Table 1. Bilateral Ethiopian/Kenyan trade, 2015-2019 (millions USD and %)
The reasons for this neglect so far of these neighboring markets are fairly clear and go beyond the usual considerations of prevailing low per capita incomes. On the one hand, Ethiopia retains a fairly protectionist tariff policy, with high tariff peaks in particular sectors. But East African Community (EAC) members like Kenya (and not Ethiopia) also currently impose a high common external tariff on imports of Ethiopian goods in spite of the fact that both countries are members of regional grouping the Common Market for Eastern and Southern Africa (COMESA). The reason is that Ethiopia has not yet acceded to the COMESA Free Trade Area, and, hence, relatively high tariffs are still imposed on bilateral trade. A similar problem impacts Burundian, Rwandan, and Ugandan trade with neighboring Democratic Republic of the Congo (DRC)—all are members of COMESA, yet the DRC has yet to accede to the FTA.
In principle, the implementation of the AfCFTA will pave the way for a rapid dismantling of such impediments to cross-border trade. Alongside the removal of tariff barriers, the AfCFTA will also focus attention on outstanding nontariff barriers (NTBs), an important step toward increased trade in the region as studies consistently show that NTBs constrain intra-regional trade as much as or even more than tariff barriers. East Africa has already made some progress in this area by, for example, installing 25 one-stop border posts, significantly reducing the time taken for goods to pass through customs. Accompanying regional programs to the AfCFTA, like the African Union’s Action Plan for Boosting Intra-Africa Trade (BIAT), should help accelerate the progress.
To be sure, East Africa will continue to face a number of challenges, including one shared by all countries on the continent: the need to rapidly finalize the tariff offers and outstanding negotiations on the rules of origin as well as the schedules on services trade offers. This shared challenge will be particularly tough as the negotiations in areas like services and those in phase IIsuch as competition and intellectual property policies will inevitably be quite complex and highly technical.
A second challenge is peculiar to the East African Community. Of the six members, only three have so far ratified the AfCFTA. Because the regional block of the EAC is a customs union and, consequently, has a common external tariff (CET), without further ratification of the AfCFTA by the other three member states, problems for the integrity of the CET will arise. Rules of origin in principle may limit this problem, but their liberal application will lead to greater bureaucratic overheads and increase the risk of trade diversion (whereby trade is diverted from a more efficient exporter toward a less efficient one because of the differential tariffs being applied).

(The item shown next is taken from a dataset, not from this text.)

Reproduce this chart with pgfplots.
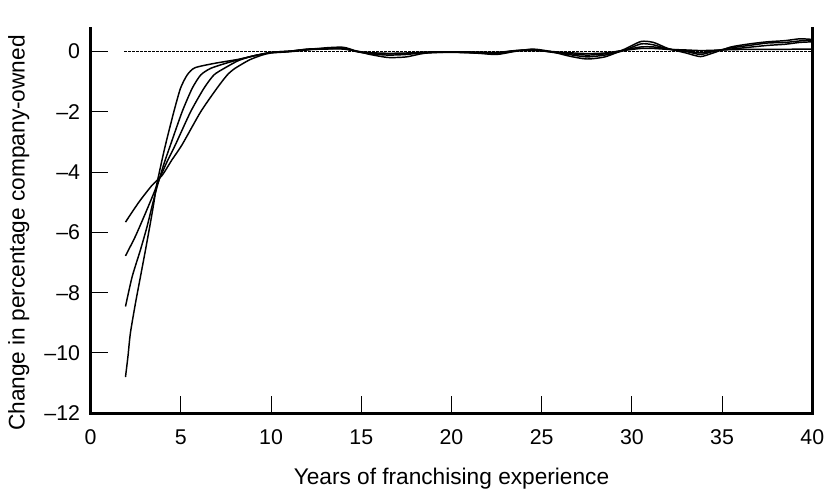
\documentclass[border=0pt]{standalone}
\usepackage{fontspec}
\setmainfont{Liberation Sans}
\usepackage{pgfplots}
\pgfplotsset{compat=1.18}
\begin{document}
\begin{tikzpicture}
\begin{axis}[
  width=541.2pt, height=288.75pt, scale only axis,
  xmin=0, xmax=40, ymin=-12, ymax=0.77,
  clip=false,
  axis x line*=bottom, axis y line*=left,
  axis line style={-, line width=2.2pt, line cap=rect, black},
  tick align=inside,
  major tick length=12.75pt,
  every tick/.style={black, line width=0.8pt},
  xtick={0,5,...,40},
  xticklabels={0,5,10,15,20,25,30,35,40},
  ytick={-12,-10,...,0},
  yticklabels={–12,–10,–8,–6,–4,–2,0},
  tick label style={font=\fontsize{16}{16}\selectfont},
  xticklabel style={anchor=north, inner sep=0pt, yshift=-12.3pt},
  yticklabel style={anchor=east, inner sep=0pt, xshift=-7.8pt},
  xlabel={Years of franchising experience},
  ylabel={Change in percentage company-owned},
  every axis x label/.style={at={(axis description cs:0.5,-0.1429)}, anchor=north, inner sep=0pt, font=\fontsize{17}{17}\selectfont},
  every axis y label/.style={at={(axis description cs:-0.1077,0.468)}, rotate=90, anchor=south, inner sep=0pt, yshift=-12.5pt, font=\fontsize{17}{17}\selectfont},
]
\draw[line width=2.2pt, line cap=rect] (rel axis cs:1,0) -- (rel axis cs:1,1);
% zero reference line
\addplot[black, line width=0.6pt, dash pattern=on 2pt off 1pt] coordinates {(1.85,0) (40,0)};
% curve D
\addplot[black, line width=1.1pt, smooth, tension=0.4] coordinates {
(1.93,-10.8)(2.07,-10.1)(2.2,-9.35)(2.48,-8.36)(2.76,-7.47)(3.04,-6.58)(3.31,-5.69)(3.5,-5.03)(3.65,-4.45)(3.9,-3.75)(4.15,-3.09)(4.61,-2.0)(4.98,-1.22)(5.35,-0.78)(5.78,-0.54)(6.9,-0.39)(8.2,-0.26)(9,-0.15)
(10,-0.03)(11,0.01)(12,0.06)(13,0.08)(14,0.08)(14.7,0.01)(15.5,-0.04)(16.5,-0.06)(17.5,-0.05)(18.5,-0.02)(20,-0.01)(21.5,-0.02)(22.5,-0.03)(23.5,0.02)(24.5,0.03)(25.5,0.0)(26.5,-0.04)(27.5,-0.07)(28.5,-0.05)(29.5,0.03)(30.5,0.1)(31.2,0.1)(32,0.07)(33,0.05)(33.8,0.03)(34.5,0.04)(35.5,0.06)(36.5,0.07)(37.5,0.07)(38.5,0.07)(39.3,0.08)(40,0.08)
};
% curve C
\addplot[black, line width=1.1pt, smooth, tension=0.4] coordinates {
(1.93,-8.46)(2.3,-7.47)(2.76,-6.58)(3.13,-5.8)(3.4,-5.14)(3.69,-4.47)(4.05,-3.75)(4.43,-3.09)(5.07,-2.0)(5.63,-1.22)(6.1,-0.78)(6.65,-0.56)(7.5,-0.39)(8.2,-0.27)(9,-0.15)
(10,-0.03)(11,0.01)(12,0.07)(13,0.09)(14,0.1)(14.7,0.01)(15.5,-0.05)(16.5,-0.08)(17.5,-0.07)(18.5,-0.03)(20,-0.02)(21.5,-0.03)(22.5,-0.05)(23.5,0.03)(24.5,0.05)(25.5,-0.01)(26.5,-0.07)(27.5,-0.12)(28.5,-0.08)(29.5,0.04)(30.5,0.15)(31.2,0.15)(32,0.08)(33,0.02)(33.8,-0.05)(34.5,0.02)(35.5,0.08)(36.5,0.14)(37.5,0.2)(38.5,0.24)(39.3,0.3)(40,0.32)
};
% curve B
\addplot[black, line width=1.1pt, smooth, tension=0.4] coordinates {
(1.93,-6.78)(2.48,-6.13)(3.04,-5.36)(3.5,-4.7)(3.78,-4.27)(4.2,-3.7)(4.7,-3.09)(5.54,-2.0)(6.28,-1.22)(6.83,-0.78)(7.4,-0.56)(8.2,-0.3)(9,-0.15)
(10,-0.04)(11,0.0)(12,0.08)(13,0.1)(14,0.12)(14.7,0.0)(15.5,-0.08)(16.5,-0.12)(17.5,-0.1)(18.5,-0.04)(20,-0.03)(21.5,-0.05)(22.5,-0.07)(23.5,0.02)(24.5,0.06)(25.5,-0.02)(26.5,-0.1)(27.5,-0.18)(28.5,-0.12)(29.5,0.02)(30.5,0.25)(31.2,0.22)(32,0.08)(33,0.0)(33.8,-0.1)(34.5,0.0)(35.5,0.12)(36.5,0.2)(37.5,0.28)(38.5,0.3)(39.3,0.35)(40,0.38)
};
% curve A
\addplot[black, line width=1.1pt, smooth, tension=0.4] coordinates {
(1.93,-5.66)(2.67,-5.0)(3.4,-4.44)(3.96,-4.11)(4.5,-3.6)(5.07,-3.09)(6.1,-2.0)(7.0,-1.22)(7.57,-0.78)(8.0,-0.56)(8.8,-0.28)(9.5,-0.12)
(10,-0.05)(11,-0.01)(12,0.05)(13,0.12)(14,0.14)(14.7,0.02)(15.5,-0.1)(16.5,-0.2)(17.5,-0.18)(18.5,-0.06)(20,-0.02)(21.5,-0.06)(22.5,-0.1)(23.5,0.0)(24.5,0.08)(25.5,0.0)(26.5,-0.15)(27.5,-0.25)(28.5,-0.18)(29.5,0.05)(30.5,0.33)(31.2,0.3)(32,0.1)(33,-0.05)(33.8,-0.17)(34.5,-0.05)(35.5,0.15)(36.5,0.25)(37.5,0.32)(38.5,0.36)(39.3,0.42)(40,0.4)
};
\end{axis}
\path (current axis.south west) ++(-68.0pt,-61.3pt);
\path (current axis.north east) ++(11.8pt,21.2pt);
\end{tikzpicture}
\end{document}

This could thereby reduce the benefits derived from the AfCFTA. Thus, the greater the degree of harmonization of trade policy regimes within East Africa, the better, as this will facilitate deeper regional economic integration and pave the way for the eventual formation of an African-wide customs union, as contemplated under the AfCFTA agreement.

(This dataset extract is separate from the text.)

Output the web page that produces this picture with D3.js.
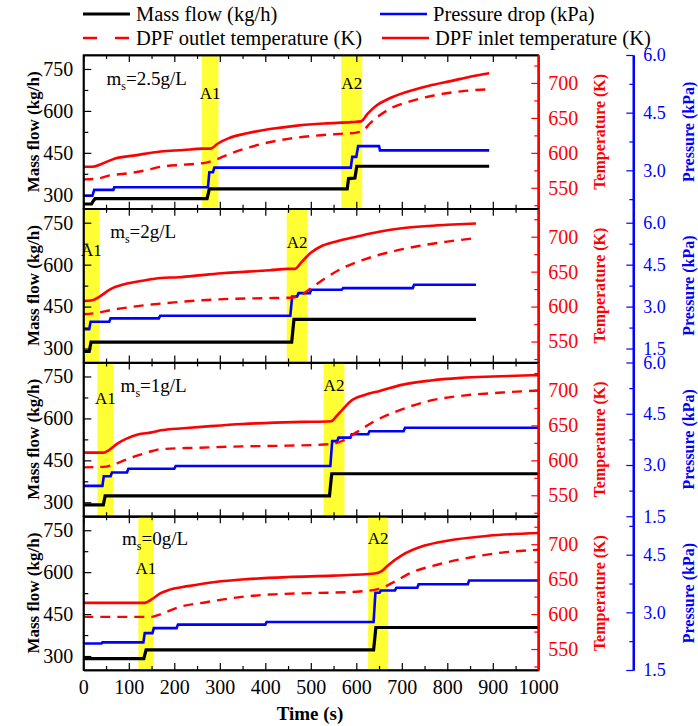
<!DOCTYPE html>
<html>
<head>
<meta charset="utf-8">
<script src="https://cdn.jsdelivr.net/npm/d3@7"></script>
<style>
body{margin:0;background:#fff;}
svg text{font-family:"Liberation Serif","Times New Roman",serif;}
</style>
</head>
<body>
<div id="chart"></div>
<script>
// ---- data: [time (s), value] ----
var loads = ["2.5", "2", "1", "0"];
var xTicks = [0,100,200,300,400,500,600,700,800,900,1000];
var massTicks = [300,450,600,750];
var tempTicks = [550,600,650,700];

// A1 / A2 regeneration windows (s)
var bandA1 = [[261,297],[0,36],[31,66],[121,154]];
var bandA2 = [[567,613],[447,493],[528,574],[626,670]];

// ms = 2.5 g/L
var mass1 = [[0,267],[18,267],[22,278],[26,286],[272,286],[277,321],[580,321],[583,358],[597,360],[601,402],[892,402]];
var pres1 = [[0,2.34],[20,2.34],[24,2.49],[66,2.49],[68,2.56],[274,2.56],[277,2.95],[285,2.95],[288,3.07],[588,3.07],[591,3.35],[600,3.35],[604,3.63],[650,3.63],[652,3.52],[892,3.52]];
var out1 = [[0,562],[30,563],[60,568],[90,570],[130,574],[170,580],[220,583],[270,586],[290,590],[320,598],[360,607],[400,614],[450,620],[500,624],[560,627],[600,629],[615,632],[630,642],[650,653],[680,665],[720,674],[770,682],[830,688],[892,691]];
var in1 = [[0,580],[20,580],[40,584],[70,592],[110,596],[170,602],[220,604],[261,606],[280,606],[295,613],[320,621],[360,628],[410,634],[470,639],[530,642],[590,644],[610,645],[625,656],[645,668],[670,677],[710,687],[760,696],[810,703],[850,709],[892,714]];

// ms = 2 g/L
var mass2 = [[0,290],[13,290],[17,323],[458,323],[463,404],[863,404]];
var pres2 = [[0,2.19],[13,2.19],[16,2.46],[57,2.46],[60,2.58],[166,2.58],[169,2.67],[455,2.67],[459,3.36],[470,3.36],[473,3.48],[498,3.48],[501,3.6],[568,3.6],[571,3.66],[724,3.66],[727,3.78],[863,3.78]];
var out2 = [[0,589],[30,591],[60,595],[100,599],[150,603],[200,606],[260,609],[320,611],[400,612],[460,613],[480,617],[500,626],[530,640],[570,655],[620,668],[680,679],[740,687],[800,693],[863,698]];
var in2 = [[0,608],[20,609],[35,614],[60,625],[90,632],[130,637],[170,641],[210,642],[260,645],[310,648],[360,650],[410,652],[450,654],[465,654],[480,664],[500,677],[525,687],[560,694],[600,700],[650,707],[700,712],[750,715],[800,717],[863,719]];

// ms = 1 g/L
var mass3 = [[0,291],[44,291],[48,323],[541,323],[546,402],[1000,402]];
var pres3 = [[0,2.39],[42,2.39],[45,2.67],[60,2.67],[63,2.78],[96,2.78],[99,2.89],[200,2.89],[203,2.97],[543,2.97],[547,3.7],[558,3.7],[561,3.8],[587,3.8],[590,3.9],[626,3.9],[629,3.99],[704,3.99],[707,4.09],[1000,4.09]];
var out3 = [[0,590],[50,591],[70,595],[90,600],[120,607],[150,613],[170,616],[250,618],[350,620],[450,621],[540,623],[570,628],[600,640],[640,656],[700,673],[760,685],[840,693],[920,697],[1000,700]];
var in3 = [[0,611],[45,611],[55,614],[75,624],[95,631],[120,637],[150,640],[170,643],[220,646],[280,649],[350,652],[420,654],[480,655],[545,656],[555,662],[570,673],[590,686],[620,694],[650,699],[700,708],[760,714],[830,718],[900,720],[1000,722]];

// ms = 0 g/L
var mass4 = [[0,291],[133,291],[138,322],[638,322],[643,402],[1000,402]];
var pres4 = [[0,2.19],[40,2.19],[42,2.22],[132,2.22],[135,2.46],[152,2.46],[155,2.59],[205,2.59],[208,2.68],[400,2.68],[403,2.75],[638,2.75],[642,3.51],[651,3.51],[654,3.57],[685,3.57],[688,3.64],[734,3.64],[737,3.73],[845,3.73],[848,3.83],[1000,3.83]];
var out4 = [[0,596],[150,596],[170,600],[210,610],[270,617],[340,624],[410,628],[500,630],[600,632],[650,636],[680,645],[720,659],[780,671],[850,681],[920,688],[1000,692]];
var in4 = [[0,616],[135,616],[150,621],[170,630],[190,635],[230,640],[290,646],[360,650],[450,653],[550,655],[640,658],[655,661],[670,670],[700,684],[750,698],[800,705],[890,712],[1000,716]];

// pressure axis range and labelled ticks differ per panel
var presDomain = [[2,6],[1,6.5],[1.5,6],[1.5,5.5]];
var presTicks = [[3,4.5,6],[1.5,3,4.5,6],[1.5,3,4.5,6],[1.5,3,4.5]];

var massData = [mass1,mass2,mass3,mass4];
var presData = [pres1,pres2,pres3,pres4];
var outData = [out1,out2,out3,out4];
var inData = [in1,in2,in3,in4];

// ---- layout ----
var width = 698, height = 726;
var plotLeft = 83.3, plotRight = 538.3, presX = 633.3;
var top0 = 55, panelH = 153.75;
// annotation offsets from panel top
var a1Y = [38,41,36,52], a2Y = [28,33,23,22];
var msPos = [[51,23],[59,23],[82,22.5],[85,22]];

var svg = d3.select("#chart").append("svg")
    .attr("width", width)
    .attr("height", height);

var x = d3.scaleLinear().domain([0,1000]).range([plotLeft, plotRight]);

function styleAxis(g, color, w, fs) {
  g.select(".domain").attr("stroke", color).attr("stroke-width", w);
  g.selectAll(".tick line").attr("stroke", color).attr("stroke-width", 1.2);
  g.selectAll(".tick text").attr("fill", color).style("font-size", (fs || 20) + "px")
    .style("font-family", '"Liberation Serif", serif');
}

function drawPanel(i) {
  var pTop = top0 + i*panelH, pBottom = pTop + panelH;
  var yM = d3.scaleLinear().domain([250,800]).range([pBottom, pTop]);
  var yT = d3.scaleLinear().domain([520,740]).range([pBottom, pTop]);
  var yP = d3.scaleLinear().domain(presDomain[i]).range([pBottom, pTop]);

  var g = svg.append("g");

  // yellow bands
  [bandA1[i], bandA2[i]].forEach(function(b){
    g.append("rect")
      .attr("x", x(b[0])).attr("y", pTop)
      .attr("width", x(b[1]) - x(b[0])).attr("height", panelH)
      .attr("fill", "#ffff33");
  });

  // curves
  var lineM = d3.line().x(function(d){return x(d[0]);}).y(function(d){return yM(d[1]);});
  var lineP = d3.line().x(function(d){return x(d[0]);}).y(function(d){return yP(d[1]);});
  var lineT = d3.line().x(function(d){return x(d[0]);}).y(function(d){return yT(d[1]);}).curve(d3.curveMonotoneX);

  g.append("path").attr("d", lineM(massData[i]))
    .attr("fill","none").attr("stroke","#000").attr("stroke-width",3.2);
  g.append("path").attr("d", lineP(presData[i]))
    .attr("fill","none").attr("stroke","#0000ff").attr("stroke-width",2.6);
  g.append("path").attr("d", lineT(outData[i]))
    .attr("fill","none").attr("stroke","#ff0000").attr("stroke-width",2.4)
    .attr("stroke-dasharray","10,7");
  g.append("path").attr("d", lineT(inData[i]))
    .attr("fill","none").attr("stroke","#ff0000").attr("stroke-width",2.6);

  // frame
  g.append("rect")
    .attr("x", plotLeft).attr("y", pTop)
    .attr("width", plotRight - plotLeft).attr("height", panelH)
    .attr("fill","none").attr("stroke","#000").attr("stroke-width",1.3);

  // top / bottom ticks pointing inward
  var minorX = d3.range(50,1000,100);
  g.append("g").attr("transform","translate(0,"+pTop+")")
    .call(d3.axisTop(x).tickValues(xTicks).tickSize(-7).tickSizeOuter(0).tickFormat(""))
    .call(styleAxis, "#000", 1.3);
  g.append("g").attr("transform","translate(0,"+pTop+")")
    .call(d3.axisTop(x).tickValues(minorX).tickSize(-4).tickSizeOuter(0).tickFormat(""))
    .call(styleAxis, "#000", 1.3);
  g.append("g").attr("transform","translate(0,"+pBottom+")")
    .call(d3.axisBottom(x).tickValues(xTicks).tickSize(-7).tickSizeOuter(0).tickPadding(10)
      .tickFormat(i == 3 ? d3.format("d") : ""))
    .call(styleAxis, "#000", 1.3);
  g.append("g").attr("transform","translate(0,"+pBottom+")")
    .call(d3.axisBottom(x).tickValues(minorX).tickSize(-4).tickSizeOuter(0).tickFormat(""))
    .call(styleAxis, "#000", 1.3);

  // left mass flow axis
  g.append("g").attr("transform","translate("+plotLeft+",0)")
    .call(d3.axisLeft(yM).tickValues(massTicks).tickSize(-8).tickSizeOuter(0).tickPadding(10))
    .call(styleAxis, "#000", 1.6);
  g.append("g").attr("transform","translate("+plotLeft+",0)")
    .call(d3.axisLeft(yM).tickValues([375,525,675]).tickSize(-5).tickSizeOuter(0).tickFormat(""))
    .call(styleAxis, "#000", 1.6);

  // temperature axis (red, on the frame's right edge)
  g.append("g").attr("transform","translate("+plotRight+",0)")
    .call(d3.axisRight(yT).tickValues(tempTicks).tickSize(-7).tickSizeOuter(0).tickPadding(10))
    .call(styleAxis, "#ff0000", 2.2);
  g.append("g").attr("transform","translate("+plotRight+",0)")
    .call(d3.axisRight(yT).tickValues([525,575,625,675,725]).tickSize(-4).tickSizeOuter(0).tickFormat(""))
    .call(styleAxis, "#ff0000", 2.2);

  // pressure axis (blue, offset)
  var pMinor = [2.25,3.75,5.25].filter(function(v){return v > presDomain[i][0] && v < presDomain[i][1];});
  g.append("g").attr("transform","translate("+presX+",0)")
    .call(d3.axisRight(yP).tickValues(presTicks[i]).tickSize(-7).tickSizeOuter(0).tickPadding(10)
      .tickFormat(d3.format(".1f")))
    .call(styleAxis, "#0000ff", 2.2, 18);
  g.append("g").attr("transform","translate("+presX+",0)")
    .call(d3.axisRight(yP).tickValues(pMinor).tickSize(-4).tickSizeOuter(0).tickFormat(""))
    .call(styleAxis, "#0000ff", 2.2);

  // axis titles
  var mid = (pTop + pBottom)/2;
  g.append("text").attr("transform","translate(33,"+mid+") rotate(-90)")
    .attr("text-anchor","middle").attr("dy","0.35em")
    .style("font-size","17px").style("font-weight","bold").text("Mass flow (kg/h)");
  g.append("text").attr("transform","translate(599,"+mid+") rotate(-90)")
    .attr("text-anchor","middle").attr("dy","0.35em").attr("fill","#ff0000")
    .style("font-size","16px").style("font-weight","bold").text("Temperature (K)");
  g.append("text").attr("transform","translate(688,"+mid+") rotate(-90)")
    .attr("text-anchor","middle").attr("dy","0.35em").attr("fill","#0000ff")
    .style("font-size","16px").style("font-weight","bold").text("Pressure (kPa)");

  // A1 / A2 labels
  g.append("text").attr("x", x((bandA1[i][0]+bandA1[i][1])/2)).attr("y", pTop + a1Y[i])
    .attr("text-anchor","middle").attr("dy","0.35em").style("font-size","17px").text("A1");
  g.append("text").attr("x", x((bandA2[i][0]+bandA2[i][1])/2)).attr("y", pTop + a2Y[i])
    .attr("text-anchor","middle").attr("dy","0.35em").style("font-size","17px").text("A2");

  // loading label m_s = ...
  var ms = g.append("text").attr("x", x(msPos[i][0])).attr("y", pTop + msPos[i][1])
    .attr("dy","0.35em").style("font-size","19px");
  ms.append("tspan").text("m");
  ms.append("tspan").attr("dy","5").style("font-size","12px").text("s");
  ms.append("tspan").attr("dy","-5").text("=" + loads[i] + "g/L");
}

for (var i = 0; i < 4; i++) drawPanel(i);

// x title
svg.append("text").attr("x", 310).attr("y", 713).attr("text-anchor","middle").attr("dy","0.35em")
  .style("font-size","19px").style("font-weight","bold").text("Time (s)");

// legend
var legend = [
  {label:"Mass flow (kg/h)", color:"#000", dash:null, x:83, y:14},
  {label:"Pressure drop (kPa)", color:"#0000ff", dash:null, x:380, y:14},
  {label:"DPF outlet temperature (K)", color:"#ff0000", dash:"14,18", x:83, y:38},
  {label:"DPF inlet temperature (K)", color:"#ff0000", dash:null, x:382, y:38}
];
legend.forEach(function(d){
  svg.append("line").attr("x1", d.x).attr("x2", d.x + 47).attr("y1", d.y).attr("y2", d.y)
    .attr("stroke", d.color).attr("stroke-width", d.color == "#000" ? 3.2 : 2.6)
    .attr("stroke-dasharray", d.dash);
  svg.append("text").attr("x", d.x + 53).attr("y", d.y).attr("dy","0.35em")
    .style("font-size","20.5px").text(d.label);
});
</script>
</body>
</html>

A third related question is how to manage future trade negotiations with third parties. Mindful of the consequences of a possible phasing out of the African Growth and Opportunity Act (AGOA) in 2025, Kenya has already entered into negotiations with the aim of establishing a free trade agreement with the United States. Eager to establish new trade deals after its departure from the European Union, the United Kingdom is also approaching a number of countries in the region. The Kenya-U.S. free trade agreement has been particularly controversial, but perhaps unduly so: In principle, there is nothing impeding countries in East Africa from negotiating with third parties.